Wednesday, April 11, 2007

Watch a Great Film and Vote for Kiri Davis! Only Two Days Left!

I was going to write this whiny post about how unhappy I am with blogging, but I decided to do something different and proactive instead!!

In these past 10 years here in the U.S. I have learned to be very sensitive to issues of race and ethnicity (not that I didn't think and worry about them back in Brazil, it's just that here these issues are addressed in a more straightforward manner, but this is a subject for another post). In fact, there is this wonderful blog/ group forum that I read periodically (since some of the columnists are some bloggers in my blogroll) and that I want to join as well, it's The Anti-Racist Parent blog - for parents committed to raising children with an anti-racist outlook. I've wanted to write about this for a while now, but now I have a good reason since I'm going to ask you to watch and vote for a great film whose subject is race and ethnicity -- particularly the problems that young girls face regarding their self-esteem and their image.
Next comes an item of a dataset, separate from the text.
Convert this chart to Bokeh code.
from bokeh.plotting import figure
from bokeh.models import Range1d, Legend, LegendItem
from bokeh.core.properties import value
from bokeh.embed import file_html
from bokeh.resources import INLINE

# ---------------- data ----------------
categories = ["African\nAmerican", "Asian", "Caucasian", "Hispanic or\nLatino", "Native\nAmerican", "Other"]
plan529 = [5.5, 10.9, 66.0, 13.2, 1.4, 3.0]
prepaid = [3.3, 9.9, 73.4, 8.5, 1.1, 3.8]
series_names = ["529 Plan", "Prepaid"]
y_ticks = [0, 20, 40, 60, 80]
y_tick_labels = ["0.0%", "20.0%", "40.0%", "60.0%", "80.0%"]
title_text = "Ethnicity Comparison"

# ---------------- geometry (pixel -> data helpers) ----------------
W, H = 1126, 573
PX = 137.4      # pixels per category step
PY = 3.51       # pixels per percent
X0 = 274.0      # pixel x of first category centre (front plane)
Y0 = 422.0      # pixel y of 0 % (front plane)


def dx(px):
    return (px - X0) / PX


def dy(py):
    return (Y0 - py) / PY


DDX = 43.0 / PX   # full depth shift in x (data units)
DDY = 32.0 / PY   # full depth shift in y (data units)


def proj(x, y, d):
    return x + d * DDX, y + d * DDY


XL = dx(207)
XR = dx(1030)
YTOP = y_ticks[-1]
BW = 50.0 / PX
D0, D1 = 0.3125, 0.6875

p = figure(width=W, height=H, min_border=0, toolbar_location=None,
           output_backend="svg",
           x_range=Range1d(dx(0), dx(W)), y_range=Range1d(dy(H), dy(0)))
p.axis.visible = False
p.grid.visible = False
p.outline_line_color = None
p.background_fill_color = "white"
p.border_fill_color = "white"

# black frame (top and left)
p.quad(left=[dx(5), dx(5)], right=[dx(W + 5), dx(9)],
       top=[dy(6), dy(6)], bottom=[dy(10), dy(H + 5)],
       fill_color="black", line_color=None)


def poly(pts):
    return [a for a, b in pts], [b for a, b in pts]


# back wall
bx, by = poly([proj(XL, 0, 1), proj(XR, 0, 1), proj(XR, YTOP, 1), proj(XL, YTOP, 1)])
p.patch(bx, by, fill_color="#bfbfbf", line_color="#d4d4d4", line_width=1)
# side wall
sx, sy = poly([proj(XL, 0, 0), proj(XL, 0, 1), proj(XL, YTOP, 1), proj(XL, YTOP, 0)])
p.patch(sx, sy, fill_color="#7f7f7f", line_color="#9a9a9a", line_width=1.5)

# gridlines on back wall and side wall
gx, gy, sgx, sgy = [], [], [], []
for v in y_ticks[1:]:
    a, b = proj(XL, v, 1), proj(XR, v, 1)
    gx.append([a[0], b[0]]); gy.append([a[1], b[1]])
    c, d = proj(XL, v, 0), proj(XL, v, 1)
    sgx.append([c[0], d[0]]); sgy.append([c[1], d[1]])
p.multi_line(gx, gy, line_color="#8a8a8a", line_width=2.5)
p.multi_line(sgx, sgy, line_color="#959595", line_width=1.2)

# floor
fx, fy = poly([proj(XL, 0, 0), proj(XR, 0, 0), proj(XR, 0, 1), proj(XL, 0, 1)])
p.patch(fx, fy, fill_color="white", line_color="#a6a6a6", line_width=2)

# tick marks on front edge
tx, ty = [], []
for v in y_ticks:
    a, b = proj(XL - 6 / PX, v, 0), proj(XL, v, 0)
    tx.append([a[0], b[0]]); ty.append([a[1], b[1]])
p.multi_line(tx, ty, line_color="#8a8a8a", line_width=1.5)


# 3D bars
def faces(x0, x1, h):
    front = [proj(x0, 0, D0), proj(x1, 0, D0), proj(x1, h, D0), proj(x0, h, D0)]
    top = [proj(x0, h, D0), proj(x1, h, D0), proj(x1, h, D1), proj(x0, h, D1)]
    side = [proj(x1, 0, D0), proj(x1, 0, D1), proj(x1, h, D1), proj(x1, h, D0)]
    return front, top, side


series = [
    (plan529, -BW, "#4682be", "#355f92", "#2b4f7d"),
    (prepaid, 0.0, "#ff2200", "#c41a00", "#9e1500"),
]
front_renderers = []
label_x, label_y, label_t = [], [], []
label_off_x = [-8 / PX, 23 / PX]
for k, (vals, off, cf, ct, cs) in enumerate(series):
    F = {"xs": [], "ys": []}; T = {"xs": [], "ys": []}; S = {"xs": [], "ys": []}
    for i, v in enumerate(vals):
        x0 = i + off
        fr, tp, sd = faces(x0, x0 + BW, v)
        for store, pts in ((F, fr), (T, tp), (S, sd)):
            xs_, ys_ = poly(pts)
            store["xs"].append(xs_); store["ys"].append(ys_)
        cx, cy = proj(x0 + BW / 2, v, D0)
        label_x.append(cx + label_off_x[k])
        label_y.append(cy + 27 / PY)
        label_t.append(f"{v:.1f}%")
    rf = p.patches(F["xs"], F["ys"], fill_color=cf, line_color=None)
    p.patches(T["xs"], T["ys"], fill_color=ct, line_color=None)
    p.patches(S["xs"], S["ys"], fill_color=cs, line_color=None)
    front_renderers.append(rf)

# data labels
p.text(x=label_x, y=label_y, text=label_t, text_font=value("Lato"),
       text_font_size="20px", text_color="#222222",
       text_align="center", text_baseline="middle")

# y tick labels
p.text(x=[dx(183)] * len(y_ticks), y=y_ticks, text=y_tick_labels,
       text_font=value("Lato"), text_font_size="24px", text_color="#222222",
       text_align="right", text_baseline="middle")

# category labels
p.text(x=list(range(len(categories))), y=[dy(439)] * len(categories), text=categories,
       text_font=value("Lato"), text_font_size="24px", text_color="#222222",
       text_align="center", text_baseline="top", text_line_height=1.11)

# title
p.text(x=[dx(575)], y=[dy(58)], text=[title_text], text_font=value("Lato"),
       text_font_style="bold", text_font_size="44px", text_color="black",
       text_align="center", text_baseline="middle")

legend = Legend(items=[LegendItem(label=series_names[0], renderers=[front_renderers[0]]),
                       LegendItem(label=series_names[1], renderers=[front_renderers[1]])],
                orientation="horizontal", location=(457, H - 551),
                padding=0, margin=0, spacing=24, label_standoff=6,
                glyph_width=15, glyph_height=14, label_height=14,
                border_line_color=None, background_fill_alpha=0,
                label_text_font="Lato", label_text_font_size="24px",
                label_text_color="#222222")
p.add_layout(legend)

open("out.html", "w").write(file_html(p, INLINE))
Oh, and by the way, while I'm here recommending sites, my academic blogging friend Yvette, just wrote a GREAT post about the new "redesigned" Uncle Ben's rice campaign and the way that the images of African Americans have been used to sell food and other items. Her links are a must read too.
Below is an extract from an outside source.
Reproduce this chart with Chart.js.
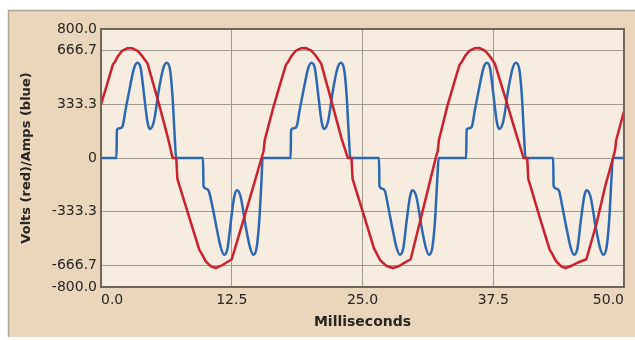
<!DOCTYPE html>
<html>
<head>
<meta charset="utf-8">
<script src="https://cdn.jsdelivr.net/npm/chart.js@4/dist/chart.umd.min.js"></script>
<style>
    html, body { margin: 0; padding: 0; background: #ffffff; }
    #wrap { width: 635px; height: 340px; }
</style>
</head>
<body>
<div id="wrap"><canvas id="waveChart"></canvas></div>
<script>
/************************
 *      Resource
 ************************/
const X_TICKS = [0, 12.5, 25, 37.5, 50]
const Y_TICKS = [-800, -666.7, -333.3, 0, 333.3, 666.7, 800]

// red trace - volts, time in ms
const VOLT_TIME = [
    0, 0.5, 1.0, 1.15, 1.3, 1.6, 2.0, 2.5, 3.0, 3.5, 3.9, 4.3, 4.45, 5.5, 6.3, 6.85, 7.2, 7.3,
    8.4, 9.4, 9.6, 10.0, 10.5, 11.0, 11.5, 12.0, 12.5, 13.5, 14.5, 15.35,
    15.55, 15.65, 16.5, 17.5, 17.7, 17.85, 18.2, 18.6, 19.1, 19.6, 20.1, 20.5, 20.9, 21.05,
    22.0, 23.0, 23.6, 23.95, 24.05, 25.2, 26.1, 26.3, 26.7, 27.3, 27.9, 28.5, 29.0, 29.6,
    30.4, 31.2, 32.0,
    32.2, 32.3, 33.1, 34.1, 34.3, 34.45, 34.8, 35.2, 35.7, 36.2, 36.7, 37.1, 37.5, 37.65,
    38.6, 39.5, 40.4, 40.75, 40.85, 42.0, 42.9, 43.1, 43.5, 44.0, 44.4, 45.0, 45.6, 46.4,
    47.4, 48.2, 48.95, 49.15, 49.25, 50.0
]
const VOLT_VALUES = [
    333, 440, 550, 582, 592, 630, 664, 680, 680, 665, 635, 600, 585, 345, 150, 0, 0, -130,
    -360, -570, -590, -640, -672, -682, -668, -648, -628, -410, -190, 0,
    45, 110, 320, 540, 580, 592, 632, 664, 680, 682, 666, 637, 600, 585,
    360, 120, 0, 0, -130, -370, -560, -585, -635, -670, -682, -670, -650, -628,
    -420, -210, 0,
    45, 110, 320, 540, 580, 592, 632, 664, 680, 682, 666, 637, 600, 585,
    385, 190, 0, 0, -130, -380, -570, -590, -640, -672, -682, -668, -648, -628,
    -400, -175, 0, 50, 110, 290
]

// blue trace - amps, time in ms
const AMP_TIME = [
    0, 1.48, 1.52, 1.8, 2.05, 2.35, 2.8, 3.15, 3.48, 3.8, 4.12, 4.44, 4.66, 5.05, 5.55, 5.95,
    6.26, 6.58, 6.83, 7.05, 7.18,
    9.75, 9.8, 10.05, 10.3, 10.65, 11.1, 11.45, 11.78, 12.1, 12.42, 12.74, 13.0, 13.35, 13.85,
    14.25, 14.56, 14.88, 15.13, 15.35, 15.45,
    18.13, 18.17, 18.45, 18.7, 19.0, 19.45, 19.8, 20.13, 20.45, 20.77, 21.09, 21.31, 21.7,
    22.2, 22.6, 22.91, 23.23, 23.48, 23.7, 23.83,
    26.58, 26.62, 26.9, 27.15, 27.45, 27.9, 28.25, 28.58, 28.9, 29.22, 29.54, 29.76, 30.15,
    30.65, 31.05, 31.36, 31.68, 31.93, 32.15, 32.28,
    34.91, 34.95, 35.2, 35.45, 35.75, 36.2, 36.55, 36.88, 37.2, 37.52, 37.84, 38.06, 38.45,
    38.95, 39.35, 39.66, 39.98, 40.23, 40.45, 40.58,
    43.23, 43.27, 43.55, 43.8, 44.1, 44.55, 44.9, 45.23, 45.55, 45.87, 46.19, 46.41, 46.8,
    47.3, 47.7, 48.01, 48.33, 48.58, 48.8, 48.93, 50.0
]
const AMP_VALUES = [
    0, 0, 175, 185, 195, 300, 450, 555, 590, 555, 390, 225, 180, 225, 430, 555,
    590, 555, 390, 130, 0,
    0, -175, -190, -205, -300, -450, -555, -600, -560, -390, -240, -200, -240, -430,
    -555, -600, -555, -390, -130, 0,
    0, 175, 185, 195, 300, 450, 555, 590, 555, 390, 225, 180, 225,
    430, 555, 590, 555, 390, 130, 0,
    0, -175, -190, -205, -300, -450, -555, -600, -560, -390, -240, -200, -240,
    -430, -555, -600, -555, -390, -130, 0,
    0, 175, 185, 195, 300, 450, 555, 590, 555, 390, 225, 180, 225,
    430, 555, 590, 555, 390, 130, 0,
    0, -175, -190, -205, -300, -450, -555, -600, -560, -390, -240, -200, -240,
    -430, -555, -600, -555, -390, -130, 0, 0
]

const PANEL_COLOR = "rgb(233, 214, 187)"
const PLOT_COLOR = "rgb(246, 236, 224)"
const FRAME_COLOR = "rgb(110, 102, 88)"
const GRID_COLOR = "rgb(160, 154, 144)"
const TEXT_COLOR = "rgb(40, 36, 32)"

/************************
 *      Method
 ************************/
const toPoints = (times, values) => times.map((t, i) => ({ x: t, y: values[i] }))

const fmtY = (v) => v === 0 ? "0" : v.toFixed(1)

// tan panel behind everything, cream plot box, frame on top
const panelPlugin = {
    id: "panel",
    beforeDraw: (chart) => {
        const ctx = chart.ctx
        const area = chart.chartArea
        ctx.save()
        ctx.fillStyle = PANEL_COLOR
        ctx.fillRect(8, 10, chart.width - 8, chart.height - 13)
        ctx.strokeStyle = "rgb(175, 165, 150)"
        ctx.lineWidth = 1.5
        ctx.beginPath()
        ctx.moveTo(8.5, chart.height - 3)
        ctx.lineTo(8.5, 10.5)
        ctx.lineTo(chart.width, 10.5)
        ctx.stroke()
        ctx.fillStyle = PLOT_COLOR
        ctx.fillRect(area.left, area.top, area.right - area.left, area.bottom - area.top)
        ctx.restore()
    },
    afterDraw: (chart) => {
        const ctx = chart.ctx
        const area = chart.chartArea
        ctx.save()
        ctx.strokeStyle = FRAME_COLOR
        ctx.lineWidth = 2
        ctx.strokeRect(area.left, area.top, area.right - area.left, area.bottom - area.top)
        ctx.restore()
    }
}

const createChart = () => {
    new Chart("waveChart", {
        type: "line",
        data: {
            datasets: [{
                // volts: mostly straight ramps, so no smoothing
                label: "Volts",
                data: toPoints(VOLT_TIME, VOLT_VALUES),
                borderColor: "rgb(204, 32, 44)",
                borderWidth: 2.5,
                borderJoinStyle: "round",
                pointRadius: 0,
                tension: 0
            }, {
                label: "Amps",
                data: toPoints(AMP_TIME, AMP_VALUES),
                borderColor: "rgb(44, 104, 178)",
                borderWidth: 2.5,
                pointRadius: 0,
                cubicInterpolationMode: "monotone"
            }]
        },
        options: {
            responsive: true,
            maintainAspectRatio: false,
            animation: false,
            events: [],
            layout: { padding: { top: 29, right: 11, left: 0, bottom: 0 } },
            plugins: {
                legend: { display: false },
                tooltip: { enabled: false }
            },
            scales: {
                x: {
                    type: "linear",
                    min: 0,
                    max: 50,
                    afterBuildTicks: (axis) => { axis.ticks = X_TICKS.map(v => ({ value: v })) },
                    afterFit: (axis) => {
                        axis.height = 53
                        axis.paddingLeft = 0
                        axis.paddingRight = 0
                    },
                    grid: { color: GRID_COLOR, lineWidth: 1, drawTicks: false },
                    border: { display: false },
                    ticks: {
                        align: "inner",
                        padding: 5,
                        color: TEXT_COLOR,
                        font: { family: "DejaVu Sans", size: 14 },
                        callback: (v) => Number(v).toFixed(1)
                    },
                    title: {
                        display: true,
                        text: "Milliseconds",
                        color: TEXT_COLOR,
                        font: { family: "DejaVu Sans", size: 14, weight: "bold" },
                        padding: { top: 0, bottom: 9 }
                    }
                },
                y: {
                    type: "linear",
                    min: -800,
                    max: 800,
                    afterBuildTicks: (axis) => { axis.ticks = Y_TICKS.map(v => ({ value: v })) },
                    afterFit: (axis) => { axis.width = 101 },
                    grid: { color: GRID_COLOR, lineWidth: 1, drawTicks: false },
                    border: { display: false },
                    ticks: {
                        padding: 4,
                        color: TEXT_COLOR,
                        font: { family: "DejaVu Sans", size: 14 },
                        callback: (v) => fmtY(v)
                    },
                    title: {
                        display: true,
                        text: "Volts (red)/Amps (blue)",
                        color: TEXT_COLOR,
                        font: { family: "DejaVu Sans", size: 13, weight: "bold" },
                        padding: { top: 19, bottom: 0 }
                    }
                }
            }
        },
        plugins: [panelPlugin]
    })
}

createChart()
</script>
</body>
</html>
OK, so here's the real announcement: the magazine for young females, Cosmo Girl is doing a film contest for films made by young girls. Kiri Davis created this very thought provoking and moving at times (I cried at the end of the test with the children and the dolls) film titled
A Girl Like Me. This is what she had to say about it:
"The issues my friends and I face inspired me to create this documentary. Through my interviews, it became extremely apparent how European beauty standards still maintain a dominant role in our society. Society imposes standards that affect us all no matter what your sex or race is. I hope the film helps girls everywhere understand that you can’t allow other people to define who you are. You have to define and celebrate yourself. You have to love the skin you're in!"
Go watch the film and vote for Kiri here! Voting ends this Friday, April 13, and you can vote once each day from each different computer you use, so spread the word!!! She was in third place until last night, but now she's in second. She deserves to win these 10,000 dollars -- it will help her go to college. You will have to install the latest version of Flash, if you don't already have it, and watch a commercial, but I think it's worth doing to help her.

6 comments:

Keiko said...

Já que vc mandou, eu votei!
Sabe que eu sou super a favor de criar filhos totalmente livres de preconceitos, mas acho que nessa discussão sempre falta as pessoas com deficiência, que são frequentemente mais discriminadas do que os "afro americans".
Zack tem na prateleira boneca negra e um na cadeira de rodas.Livros, histórias, amigos, acho que vale tudo pra mostrar que todos são iguais nas suas diferenças.

Brikebrok said...

Always interesting to read you !
Vivendo aqui penso tantas vezes em adoptar uma criança mas sei que quando voltarmos para a europa vai ser dificil a integração, pior do que os afro americanos nos EUA ... entretanto os meus filhos ganham muitissimo com a experiência de conhecer este outro lado do mundo e acho que vão voltar "open minded"
Afinal o que é o racismo senão ignorância (do outro, diferente )?

Brikebrok said...

resposta à sua pergunta : acho que foi através de um blog sobre crianças multilingues q eu a descobri :-)

Tayari Jones said...

Did you know that you can vote in that contest everyday? It would be cool if you could post a reminder today and tomorrow. Poor Kiri is getting clobbered over there!

Aliki2006 said...

Thanks for the links, Lilian! I'll check them out after the kids are in bed.

Aliki2006 said...

Oh, I just watched it Lilian--so well done! Such a good, commendable film. I'm going to try and find a way to get the clip on DVD so I can try and show it to my students. We do a unit on race and identity in my English comp I class and we talk about a couple really great essays--this would be a wonderful companion to those readings. My students have voiced the same points raised here--questions of light-skinned vs. dark-skinned. What is so sad is that there's a real divide among the black women on campus. And I teach at an HBCU, where the emphasis should be on unity in the community, not division.